La Commission nationale de lutte contre la corruption et l’enrichissement illicite (CNLCEI) a de nouveau sorti ses cartons d’invitation, pardon, ses convocations, pour interroger d’anciens responsables publics accusés de gestion douteuse et d’enrichissement illicite. Parmi les heureux élus : Puanne Paulin Moussounda, ancien directeur général du PNPE, Joseph Ibouli Maganga, ex-secrétaire exécutif de l’ARTF, et François Owono Messie, ancien administrateur directeur général de Gab’Oil.
Mais la vraie question n’est pas de savoir s’ils répondront à ces convocations, mais plutôt si ces auditions changeront quoi que ce soit. Après des décennies d’impunité et de corruption rampante, la CNLCEI arrive avec ses gros sabots… et beaucoup de retard.
Soyons honnêtes : les pratiques douteuses dans ces entités publiques ne datent pas d’hier. Les détournements, les marchés truqués, les malversations financières sont des secrets de Polichinelle. Pourtant, il a fallu attendre que ces responsables soient limogés pour que la Commission s’intéresse enfin à leurs agissements. Pourquoi ? Était-ce trop difficile d’enquêter quand ils étaient encore en poste ? Ou bien les signaux d’alarme étaient-ils tout simplement ignorés ?
Pire, les enquêtes de la CNLCEI ressemblent davantage à des opérations de relations publiques qu’à une véritable croisade contre la corruption. Une manière de dire : « Voyez, nous agissons », alors que les vrais acteurs des détournements souvent protégés par des réseaux puissants restent intouchables.
Des convocations… facultatives ?
Prenons le cas de Puanne Paulin Moussounda. Convoqué le 19 décembre 2024, il n’a tout simplement pas daigné se présenter. Son absence n’a visiblement pas causé de remous, si ce n’est une nouvelle convocation pour le 24 décembre. C’est à se demander si la Commission a prévu des sanctions pour ceux qui choisissent d’ignorer ses demandes, ou si tout cela n’est qu’un jeu de dupes.
Et que dire des autres convoqués ? Joseph Ibouli Maganga et François Owono Messie sont attendus dans les prochains jours. Mais même s’ils se présentent, que se passera-t-il ensuite ? Une enquête, quelques recommandations, et peut-être, si on est chanceux, un rapport qui finira sur une étagère poussiéreuse.

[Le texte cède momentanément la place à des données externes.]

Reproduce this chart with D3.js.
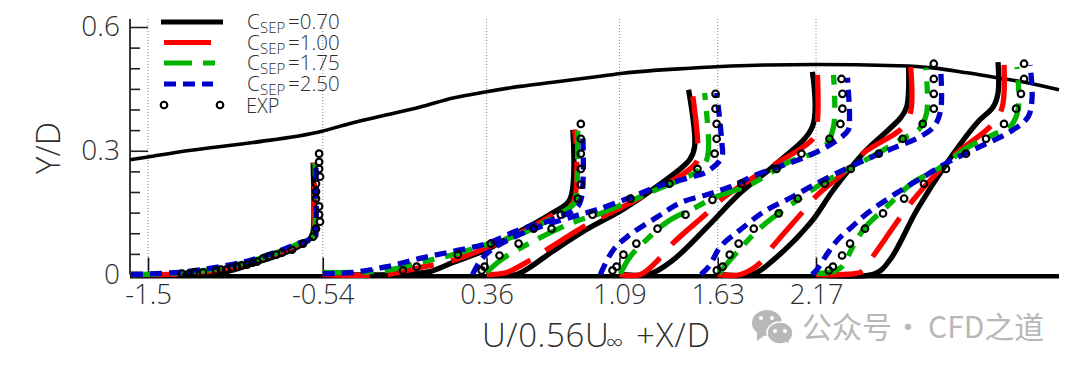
<!DOCTYPE html>
<html>
<head>
<meta charset="utf-8">
<script src="https://cdn.jsdelivr.net/npm/d3@7"></script>
<style>
  html, body { margin: 0; padding: 0; background: #fff; }
  text { font-family: "Open Sans", sans-serif; font-weight: 300; fill: #2e2e2e; }
</style>
</head>
<body>
<div id="plot"></div>
<script>
// x stations, profiles below are [U, Y/D] with U relative to their station
const stations = [-1.5, -0.54, 0.36, 1.09, 1.63, 2.17];
const stationLabels = ["-1.5", "-0.54", "0.36", "1.09", "1.63", "2.17"];

const c070 = [
  [[-.093,0],[.286,0],[.434,.007],[.577,.027],[.725,.048],[.835,.070],[.896,.090],[.907,.104],[.907,.271]],
  [[0,0],[.407,0],[.588,.007],[.714,.029],[.901,.060],[.984,.080],[1.082,.104],[1.264,.150],[1.357,.181],[1.374,.351]],
  [[0,0],[.165,0],[.236,.017],[.363,.056],[.549,.109],[.747,.157],[.934,.213],[1.115,.278],[1.143,.310],[1.110,.448]],
  [[0,0],[.170,.002],[.297,.036],[.484,.116],[.665,.198],[.868,.271],[1.060,.358],[1.060,.491]],
  [[0,0],[.198,.002],[.308,.036],[.511,.126],[.637,.206],[.802,.295],[1.005,.380],[1.038,.406],[1.049,.503]],
  [[0,0],[.324,.002],[.407,.036],[.555,.157],[.720,.271],[.885,.368],[.973,.406],[1.000,.440],[1.000,.515]]
];
const c100 = [
  [[-.093,0],[.214,.002],[.434,.015],[.577,.029],[.725,.053],[.835,.075],[.907,.094],[.912,.109],[.912,.271]],
  [[0,0],[.352,0],[.533,.017],[.714,.034],[.901,.065],[1.154,.116],[1.264,.145],[1.374,.174],[1.385,.351]],
  [[0,0],[.110,.005],[.236,.034],[.330,.060],[.544,.119],[.637,.140],[.857,.189],[1.154,.273],[1.159,.327],[1.132,.436]],
  [[0,0],[.115,0],[.225,.041],[.297,.077],[.489,.152],[.571,.186],[.736,.235],[.868,.271],[1.066,.331],[1.088,.375],[1.088,.484]],
  [[0,0],[.126,0],[.236,.029],[.302,.068],[.467,.152],[.538,.189],[.692,.247],[.802,.295],[1.016,.356],[1.060,.394],[1.060,.503]],
  [[0,0],[.148,0],[.253,.007],[.313,.044],[.462,.138],[.527,.177],[.681,.254],[.775,.295],[.967,.363],[1.022,.404],[1.033,.508]]
];
const c175 = [
  [[-.093,0],[.214,.005],[.434,.019],[.577,.034],[.725,.056],[.835,.077],[.912,.097],[.918,.114],[.918,.269]],
  [[0,.005],[.165,.005],[.352,.010],[.533,.029],[.714,.048],[.901,.073],[1.082,.097],[1.264,.138],[1.385,.174],[1.396,.206],[1.401,.351]],
  [[0,.005],[.082,.036],[.275,.085],[.473,.126],[.637,.150],[.769,.174],[.934,.206],[1.154,.249],[1.209,.278],[1.220,.315],[1.198,.440]],
  [[.005,.002],[.060,.044],[.132,.077],[.264,.128],[.429,.165],[.516,.186],[.720,.218],[.923,.271],[1.121,.307],[1.176,.358],[1.176,.484]],
  [[.005,.002],[.110,.056],[.236,.114],[.440,.181],[.582,.223],[.731,.259],[.896,.298],[1.005,.327],[1.104,.351],[1.148,.392],[1.143,.501]],
  [[.005,.002],[.093,.007],[.143,.019],[.203,.068],[.269,.114],[.390,.165],[.533,.223],[.681,.259],[.830,.307],[.973,.339],[1.066,.358],[1.110,.399],[1.104,.503]]
];
const c250 = [
  [[-.093,0],[.214,.007],[.434,.022],[.577,.036],[.725,.058],[.835,.077],[.918,.090],[.923,.109],[.923,.266]],
  [[0,.002],[.165,.005],[.352,.019],[.533,.039],[.714,.056],[.901,.075],[1.082,.109],[1.264,.133],[1.396,.162],[1.423,.189],[1.429,.344]],
  [[-.077,0],[-.038,.031],[.027,.060],[.220,.104],[.473,.140],[.604,.157],[.786,.186],[.950,.215],[1.115,.235],[1.209,.249],[1.291,.283],[1.291,.327],[1.264,.440]],
  [[-.104,0],[-.093,.012],[-.033,.060],[.044,.092],[.209,.140],[.335,.174],[.484,.194],[.610,.213],[.753,.242],[1.011,.283],[1.159,.315],[1.258,.351],[1.264,.382],[1.253,.477]],
  [[-.093,0],[-.049,.019],[.016,.068],[.126,.109],[.253,.152],[.401,.186],[.511,.213],[.637,.242],[.786,.273],[.967,.307],[1.099,.331],[1.187,.358],[1.225,.399],[1.225,.496]],
  [[-.022,0],[.005,.012],[.066,.053],[.121,.085],[.198,.116],[.286,.150],[.445,.198],[.610,.242],[.720,.271],[.901,.310],[1.066,.346],[1.165,.382],[1.187,.428],[1.176,.508]]
];
const expData = [
  [[.940,.293],[.940,.273],[.940,.256],[.945,.237],[.923,.220],[.923,.201],[.923,.184],[.940,.165],[.940,.145],[.945,.128],[.923,.111],[.907,.092],[.852,.075],[.791,.060],[.736,.053],[.703,.048],[.665,.044],[.632,.039],[.599,.031],[.577,.029],[.544,.024],[.516,.022],[.489,.019],[.462,.017],[.429,.012],[.401,.012],[.374,.010],[.302,.005],[.253,.005],[.225,.002],[.187,.002]],
  [[1.418,.365],[1.418,.329],[1.418,.293],[1.418,.256],[1.418,.218],[1.401,.184],[1.308,.145],[1.159,.111],[.923,.075],[.742,.048],[.516,.019],[.440,.010]],
  [[-.027,.010],[-.011,.019],[.071,.046],[.176,.075],[.357,.111],[.582,.145],[.791,.184],[1.005,.220],[1.159,.256],[1.253,.293],[1.264,.329],[1.264,.365],[1.258,.402],[1.258,.438]],
  [[-.038,.010],[-.016,.019],[.022,.048],[.093,.075],[.209,.111],[.363,.145],[.511,.181],[.670,.220],[.863,.256],[1.000,.293],[1.154,.329],[1.214,.365],[1.225,.402],[1.225,.438],[1.220,.474]],
  [[-.005,.010],[.027,.019],[.066,.048],[.115,.075],[.198,.111],[.335,.148],[.440,.184],[.588,.220],[.731,.256],[.885,.293],[1.016,.329],[1.126,.365],[1.187,.402],[1.187,.438],[1.187,.474],[1.187,.511]],
  [[.071,.010],[.093,.019],[.143,.046],[.187,.075],[.269,.111],[.368,.148],[.484,.184],[.593,.220],[.714,.256],[.824,.293],[.934,.329],[1.033,.365],[1.099,.402],[1.126,.438],[1.143,.474],[1.143,.511]]
];
// upper wall, absolute X/D against Y/D
const wallX = [-1.599,-1.5,-1.286,-.923,-.555,-.374,-.187,-.005,.176,.36,.544,.725,.973,1.11,1.478,1.9,2.17,2.62,2.81,3.0,3.165,3.33,3.505];
const wallY = [.278,.285,.300,.320,.346,.368,.387,.406,.428,.443,.456,.466,.480,.488,.500,.508,.509,.506,.501,.489,.477,.465,.448];

const legendNames = ["0.70", "1.00", "1.75", "2.50"];
const yMajor = [0, 0.3, 0.6];
const yMinor = [0.05, 0.1, 0.15, 0.2, 0.25, 0.35, 0.4, 0.45, 0.5, 0.55];

const styles = [
  { data: c070, color: "#000", dash: null, legend: [161, 223] },
  { data: c100, color: "#f00", dash: "47 18", legend: [164, 211] },
  { data: c175, color: "#00b400", dash: "28 11 12 11", legend: [164, 215] },
  { data: c250, color: "#0000c8", dash: "12 7", legend: [164, 213] }
];

const svg = d3.select("#plot").append("svg")
  .attr("width", 1080)
  .attr("height", 370)
  .style("display", "block");

const x = d3.scaleLinear().domain([-1.599, 3.505]).range([130, 1059]);
const y = d3.scaleLinear().domain([0, 0.6]).range([274.5, 27]);
const topY = 19;

// dotted station lines
svg.append("g").selectAll("line")
  .data(stations)
  .enter().append("line")
    .attr("x1", d => x(d)).attr("x2", d => x(d))
    .attr("y1", topY).attr("y2", y(0))
    .attr("stroke", "#8a8a8a")
    .attr("stroke-width", 1)
    .attr("stroke-dasharray", "1 2");

// y axis, ticks point into the plot
const yAxis = svg.append("g")
  .attr("transform", "translate(130,0)")
  .call(d3.axisLeft(y).tickValues(yMajor).tickSize(-18).tickPadding(10)
    .tickFormat(d => d === 0 ? "0" : d3.format(".1f")(d)));
yAxis.select(".domain").remove();
yAxis.selectAll("line").attr("stroke", "#222").attr("stroke-width", 1.6);
yAxis.selectAll("text").style("font-size", "28px");
yAxis.selectAll(".tick").filter(d => d === 0).select("line").remove();

const yAxisMinor = svg.append("g")
  .attr("transform", "translate(130,0)")
  .call(d3.axisLeft(y).tickValues(yMinor).tickSize(-10).tickFormat(""));
yAxisMinor.select(".domain").remove();
yAxisMinor.selectAll("line").attr("stroke", "#222").attr("stroke-width", 1.6);

svg.append("line")
  .attr("x1", 130).attr("x2", 130)
  .attr("y1", topY).attr("y2", y(0))
  .attr("stroke", "#222").attr("stroke-width", 1.8);

// x axis labels and small ticks
const xAxis = svg.append("g")
  .attr("transform", "translate(0," + y(0) + ")")
  .call(d3.axisBottom(x).tickValues(stations).tickSize(-17)
    .tickFormat((d, i) => stationLabels[i]));
xAxis.select(".domain").remove();
xAxis.selectAll("line").attr("stroke", "#111").attr("stroke-width", 1.6);
xAxis.selectAll("text").style("font-size", "27.5px").attr("y", 29.5).attr("dy", 0);

// floor sits under the profiles
svg.append("line")
  .attr("x1", x.range()[0]).attr("x2", x.range()[1])
  .attr("y1", y(0) + 1.8).attr("y2", y(0) + 1.8)
  .attr("stroke", "#000").attr("stroke-width", 4.6);

// upper wall
svg.append("path")
  .attr("d", d3.line().x(d => x(d[0])).y(d => y(d[1])).curve(d3.curveMonotoneX)(wallX.map((d, i) => [d, wallY[i]])))
  .attr("fill", "none")
  .attr("stroke", "#000")
  .attr("stroke-width", 3.6);

// velocity profiles
const profileLine = (st) => d3.line()
  .x(d => x(stations[st] + d[0]))
  .y(d => y(d[1]))
  .curve(d3.curveCatmullRom.alpha(0.5));

styles.forEach(function(s) {
  s.data.forEach(function(p, i) {
    svg.append("path")
      .attr("d", profileLine(i)(p))
      .attr("fill", "none")
      .attr("stroke", s.color)
      .attr("stroke-width", 5.3)
      .attr("stroke-dasharray", s.dash);
  });
});

// experiment
expData.forEach(function(p, i) {
  svg.append("g").selectAll("circle")
    .data(p)
    .enter().append("circle")
      .attr("cx", d => x(stations[i] + d[0]))
      .attr("cy", d => y(d[1]))
      .attr("r", 3.3)
      .attr("fill", "none")
      .attr("stroke", "#000")
      .attr("stroke-width", 2.1);
});

// legend
const legendY = [22, 42.5, 63, 84];
styles.forEach(function(s, i) {
  svg.append("line")
    .attr("x1", s.legend[0]).attr("x2", s.legend[1])
    .attr("y1", legendY[i]).attr("y2", legendY[i])
    .attr("stroke", s.color)
    .attr("stroke-width", 5)
    .attr("stroke-dasharray", s.dash);
  const t = svg.append("text")
    .attr("x", 247).attr("y", legendY[i] + 7)
    .style("font-size", "20.5px");
  t.append("tspan").text("C");
  t.append("tspan").attr("x", 260).attr("dy", 4).style("font-size", "15px").text("SEP");
  t.append("tspan").attr("x", 288).attr("dy", -4).text("=" + legendNames[i]);
});
svg.append("g").selectAll("circle")
  .data([164, 220])
  .enter().append("circle")
    .attr("cx", d => d).attr("cy", 105)
    .attr("r", 3.3)
    .attr("fill", "none")
    .attr("stroke", "#000")
    .attr("stroke-width", 2.1);
svg.append("text")
  .attr("x", 246).attr("y", 113)
  .style("font-size", "20px")
  .text("EXP");

// axis titles
svg.append("text")
  .attr("transform", "translate(60,148) rotate(-90)")
  .attr("text-anchor", "middle")
  .style("font-size", "33px")
  .text("Y/D");

const xTitle = svg.append("text")
  .attr("x", 482).attr("y", 347)
  .style("font-size", "33px");
xTitle.append("tspan").style("letter-spacing", "0.6px").text("U/0.56U");
xTitle.append("tspan").attr("x", 606).attr("dy", 4).style("font-size", "24px").text("∞");
xTitle.append("tspan").attr("x", 636).attr("dy", -4).style("letter-spacing", "1px").text("+X/D");

// watermark
const mark = svg.append("g").attr("fill", "#b8b8b8");
mark.append("ellipse").attr("cx", 767).attr("cy", 323).attr("rx", 15).attr("ry", 13);
mark.append("path").attr("d", d3.line()([[757, 333], [757, 341], [765, 335]]));
mark.append("ellipse").attr("cx", 780).attr("cy", 333).attr("rx", 13).attr("ry", 11).attr("stroke", "#fff").attr("stroke-width", 1.5);
mark.append("path").attr("d", d3.line()([[785, 341], [789, 343], [788, 337]]));
svg.append("g").attr("fill", "#fff").selectAll("circle")
  .data([[761, 318], [772, 318], [775, 331], [785, 331]])
  .enter().append("circle")
    .attr("cx", d => d[0]).attr("cy", d => d[1]).attr("r", 2);
const wmText = [["公众号", 802], ["·", 893], ["CFD之道", 928]];
svg.append("g").selectAll("text")
  .data(wmText)
  .enter().append("text")
    .attr("x", d => d[1]).attr("y", 338)
    .style("font-family", "'Noto Sans CJK SC', sans-serif")
    .style("font-weight", 400)
    .style("font-size", "30px")
    .style("fill", "#b8b8b8")
    .text(d => d[0]);
</script>
</body>
</html>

Un problème de volonté, pas de moyens
La CNLCEI aime rappeler qu’elle agit dans le cadre de la loi n°042/2020, censée renforcer la lutte contre la corruption. Mais la vérité, c’est que ce ne sont pas les lois qui manquent, mais la volonté politique. Lutter contre la corruption ne consiste pas seulement à convoquer quelques boucs émissaires ; cela nécessite de s’attaquer au système qui permet ces abus.

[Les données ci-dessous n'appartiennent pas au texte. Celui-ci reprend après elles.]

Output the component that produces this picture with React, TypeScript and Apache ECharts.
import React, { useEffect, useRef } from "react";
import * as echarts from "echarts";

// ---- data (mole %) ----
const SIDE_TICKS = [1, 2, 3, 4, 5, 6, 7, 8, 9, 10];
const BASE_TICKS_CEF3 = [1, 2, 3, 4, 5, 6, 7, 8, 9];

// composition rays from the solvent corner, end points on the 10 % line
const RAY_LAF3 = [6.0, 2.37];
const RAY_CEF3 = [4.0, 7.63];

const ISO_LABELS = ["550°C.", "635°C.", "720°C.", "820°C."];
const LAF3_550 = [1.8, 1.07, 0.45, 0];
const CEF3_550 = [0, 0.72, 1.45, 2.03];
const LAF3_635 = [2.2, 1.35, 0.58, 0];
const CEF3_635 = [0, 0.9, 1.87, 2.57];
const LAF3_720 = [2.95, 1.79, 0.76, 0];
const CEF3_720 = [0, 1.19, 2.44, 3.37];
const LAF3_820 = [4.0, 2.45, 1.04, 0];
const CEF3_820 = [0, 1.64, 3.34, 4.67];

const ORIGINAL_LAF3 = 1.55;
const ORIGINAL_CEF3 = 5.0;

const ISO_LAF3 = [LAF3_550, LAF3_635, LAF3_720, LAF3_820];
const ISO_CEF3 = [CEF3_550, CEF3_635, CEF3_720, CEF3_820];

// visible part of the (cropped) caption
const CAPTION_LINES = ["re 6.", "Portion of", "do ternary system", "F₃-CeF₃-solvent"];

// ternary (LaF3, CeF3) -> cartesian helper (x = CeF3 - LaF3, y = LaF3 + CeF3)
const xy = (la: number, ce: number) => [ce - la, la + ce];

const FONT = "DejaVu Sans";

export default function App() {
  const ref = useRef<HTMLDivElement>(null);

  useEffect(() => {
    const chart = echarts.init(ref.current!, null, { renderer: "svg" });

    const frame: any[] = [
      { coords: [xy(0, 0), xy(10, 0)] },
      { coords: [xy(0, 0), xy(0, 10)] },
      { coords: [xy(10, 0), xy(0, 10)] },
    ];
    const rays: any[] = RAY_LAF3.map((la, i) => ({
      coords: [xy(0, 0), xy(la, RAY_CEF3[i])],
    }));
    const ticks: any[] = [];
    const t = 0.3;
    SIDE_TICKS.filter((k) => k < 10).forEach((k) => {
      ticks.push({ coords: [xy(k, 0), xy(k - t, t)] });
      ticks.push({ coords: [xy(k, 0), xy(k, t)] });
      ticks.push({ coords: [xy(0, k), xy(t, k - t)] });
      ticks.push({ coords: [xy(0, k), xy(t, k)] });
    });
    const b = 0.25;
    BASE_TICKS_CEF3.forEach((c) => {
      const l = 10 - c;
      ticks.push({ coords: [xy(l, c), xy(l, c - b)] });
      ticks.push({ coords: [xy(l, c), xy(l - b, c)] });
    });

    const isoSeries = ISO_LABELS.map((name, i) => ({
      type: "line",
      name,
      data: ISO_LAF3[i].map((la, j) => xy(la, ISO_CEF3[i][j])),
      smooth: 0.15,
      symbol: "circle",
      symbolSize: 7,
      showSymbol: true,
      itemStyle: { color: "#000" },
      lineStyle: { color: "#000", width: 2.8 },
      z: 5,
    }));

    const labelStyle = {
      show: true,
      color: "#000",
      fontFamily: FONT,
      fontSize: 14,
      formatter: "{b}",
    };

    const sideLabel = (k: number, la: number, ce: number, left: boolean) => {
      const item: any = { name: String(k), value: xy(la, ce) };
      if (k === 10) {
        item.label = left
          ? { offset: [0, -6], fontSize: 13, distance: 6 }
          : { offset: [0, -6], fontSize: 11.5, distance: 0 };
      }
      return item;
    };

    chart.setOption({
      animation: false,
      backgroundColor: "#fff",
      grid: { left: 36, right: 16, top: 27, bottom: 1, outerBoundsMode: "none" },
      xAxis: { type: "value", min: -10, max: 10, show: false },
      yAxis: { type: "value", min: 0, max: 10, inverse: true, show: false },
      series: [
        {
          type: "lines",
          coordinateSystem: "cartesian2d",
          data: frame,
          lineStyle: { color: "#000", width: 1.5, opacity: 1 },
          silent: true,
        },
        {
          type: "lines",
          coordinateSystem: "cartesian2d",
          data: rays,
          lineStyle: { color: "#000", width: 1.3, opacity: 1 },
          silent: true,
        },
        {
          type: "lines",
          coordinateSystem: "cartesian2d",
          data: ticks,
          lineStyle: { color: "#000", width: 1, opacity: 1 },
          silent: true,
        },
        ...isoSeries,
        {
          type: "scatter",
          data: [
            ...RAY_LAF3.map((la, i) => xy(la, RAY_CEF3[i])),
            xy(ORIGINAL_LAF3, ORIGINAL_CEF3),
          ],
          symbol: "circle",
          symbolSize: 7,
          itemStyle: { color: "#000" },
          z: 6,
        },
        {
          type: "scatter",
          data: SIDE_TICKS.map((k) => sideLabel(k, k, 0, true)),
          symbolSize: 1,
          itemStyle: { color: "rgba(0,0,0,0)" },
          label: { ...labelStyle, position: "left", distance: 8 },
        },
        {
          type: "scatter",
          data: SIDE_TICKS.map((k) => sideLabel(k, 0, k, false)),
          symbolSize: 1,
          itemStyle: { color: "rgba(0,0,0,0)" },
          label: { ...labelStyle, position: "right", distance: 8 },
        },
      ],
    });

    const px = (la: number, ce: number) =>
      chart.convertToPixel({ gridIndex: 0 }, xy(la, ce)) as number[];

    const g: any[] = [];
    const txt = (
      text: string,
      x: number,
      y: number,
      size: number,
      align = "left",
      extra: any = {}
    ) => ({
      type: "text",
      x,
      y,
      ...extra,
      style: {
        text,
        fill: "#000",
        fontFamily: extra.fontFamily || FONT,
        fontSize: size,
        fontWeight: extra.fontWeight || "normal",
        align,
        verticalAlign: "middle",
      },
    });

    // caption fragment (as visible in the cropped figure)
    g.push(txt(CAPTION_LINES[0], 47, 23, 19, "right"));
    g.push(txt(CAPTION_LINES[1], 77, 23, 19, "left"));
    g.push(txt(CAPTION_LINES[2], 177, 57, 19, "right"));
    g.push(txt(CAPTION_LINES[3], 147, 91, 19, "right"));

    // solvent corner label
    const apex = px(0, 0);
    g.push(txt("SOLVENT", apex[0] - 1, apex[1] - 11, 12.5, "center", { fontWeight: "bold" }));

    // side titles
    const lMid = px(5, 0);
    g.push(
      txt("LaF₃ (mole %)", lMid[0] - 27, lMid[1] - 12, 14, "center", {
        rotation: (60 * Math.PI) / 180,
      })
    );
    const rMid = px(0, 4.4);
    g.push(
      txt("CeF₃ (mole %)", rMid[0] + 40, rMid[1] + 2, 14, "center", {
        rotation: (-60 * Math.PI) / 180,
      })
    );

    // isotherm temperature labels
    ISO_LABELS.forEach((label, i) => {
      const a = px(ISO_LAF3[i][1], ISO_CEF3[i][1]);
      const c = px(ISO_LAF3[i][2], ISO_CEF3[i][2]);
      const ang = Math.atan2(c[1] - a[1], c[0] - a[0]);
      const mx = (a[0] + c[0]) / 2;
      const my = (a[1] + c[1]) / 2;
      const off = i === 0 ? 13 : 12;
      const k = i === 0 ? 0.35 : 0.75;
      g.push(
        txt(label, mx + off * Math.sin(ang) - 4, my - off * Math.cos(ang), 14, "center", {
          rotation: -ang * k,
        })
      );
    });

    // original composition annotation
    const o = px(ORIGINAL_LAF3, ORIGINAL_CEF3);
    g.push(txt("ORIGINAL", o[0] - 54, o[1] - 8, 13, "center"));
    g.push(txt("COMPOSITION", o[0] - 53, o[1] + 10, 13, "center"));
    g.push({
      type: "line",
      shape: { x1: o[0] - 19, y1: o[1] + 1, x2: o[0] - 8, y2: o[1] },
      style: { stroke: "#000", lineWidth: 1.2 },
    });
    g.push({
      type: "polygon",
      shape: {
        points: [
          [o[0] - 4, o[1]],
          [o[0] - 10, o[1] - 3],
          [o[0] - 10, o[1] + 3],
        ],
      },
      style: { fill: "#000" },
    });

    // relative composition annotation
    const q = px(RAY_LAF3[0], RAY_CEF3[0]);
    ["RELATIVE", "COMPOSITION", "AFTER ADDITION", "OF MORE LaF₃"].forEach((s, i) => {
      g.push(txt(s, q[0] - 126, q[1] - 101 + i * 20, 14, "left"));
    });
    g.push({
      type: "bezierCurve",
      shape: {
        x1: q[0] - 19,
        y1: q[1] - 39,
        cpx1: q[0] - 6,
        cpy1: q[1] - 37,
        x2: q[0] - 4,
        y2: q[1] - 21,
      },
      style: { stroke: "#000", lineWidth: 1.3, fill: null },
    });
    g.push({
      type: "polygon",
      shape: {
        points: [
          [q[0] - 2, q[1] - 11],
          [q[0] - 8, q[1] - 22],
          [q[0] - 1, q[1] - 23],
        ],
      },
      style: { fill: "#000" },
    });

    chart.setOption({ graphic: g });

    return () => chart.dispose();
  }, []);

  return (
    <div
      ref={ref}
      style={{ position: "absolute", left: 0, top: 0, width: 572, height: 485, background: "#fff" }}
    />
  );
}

Or, ce système reste intact. Les complicités au sommet, les nominations basées sur le clientélisme, et l’absence de contrôle effectif sur la gestion publique sont autant d’obstacles que la CNLCEI semble incapable ou peu désireuse de surmonter.

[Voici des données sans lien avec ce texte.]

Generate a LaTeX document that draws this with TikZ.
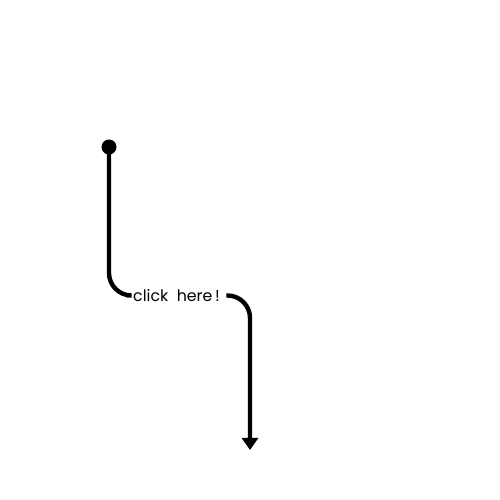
\documentclass[tikz,border=0pt]{standalone}
\usepackage{fontspec}
\setmainfont{Poppins}
\usetikzlibrary{arrows.meta,positioning}
\tikzset{
  every picture/.style={font=\small},
  wire/.style={line width=2.5pt,rounded corners=0.45cm},
  dot/.style={circle,fill,inner sep=0pt,minimum size=0.3cm},
  tag/.style={inner xsep=3.5pt,inner ysep=1pt},
}
\begin{document}
\begin{tikzpicture}
  \useasboundingbox (0,0) rectangle (10,10);
  \node[dot] (start) at (2.18,7.06) {};
  \node[tag] (click) at (3.53,4.09) {click\ \ here\,!};
  \coordinate (stop) at (5.0,1.0);
  \draw[wire] (start.center) |- (click.west);
  \draw[wire,-{Triangle[length=0.24cm,width=0.32cm]}] (click.east) -| (stop);
\end{tikzpicture}
\end{document}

Il est frappant de constater que les enquêtes de la CNLCEI ciblent toujours les mêmes profils : des responsables déchus, faciles à sacrifier pour donner l’illusion d’une justice en marche. Pendant ce temps, les véritables décideurs, ceux qui orchestrent et profitent des détournements, restent invisibles. La transparence, dans ce pays, n’est qu’un mot vide de sens, utilisé à bon escient pour calmer l’opinion publique.
Un show sans fin
La Commission est peut-être sincère dans ses efforts, mais son impact reste dérisoire. Ses convocations sont devenues un rituel presque comique, où l’on sait d’avance que rien de concret n’en sortira. Les Gabonais, fatigués d’attendre un changement réel, observent ces gesticulations avec un cynisme bien mérité.
Alors, à quoi bon ? À quoi sert une institution qui semble plus préoccupée par son image que par des résultats tangibles ? Peut-être faudrait-il rappeler à la CNLCEI que la lutte contre la corruption ne se joue pas dans les médias, mais dans les tribunaux, avec des sanctions réelles et des réformes structurelles. Le spectacle continue. Puanne Moussounda viendra-t-il cette fois ? Probablement pas. Mais qu’importe : dans ce théâtre de l’absurde, l’absence de conséquences est devenue la seule constante.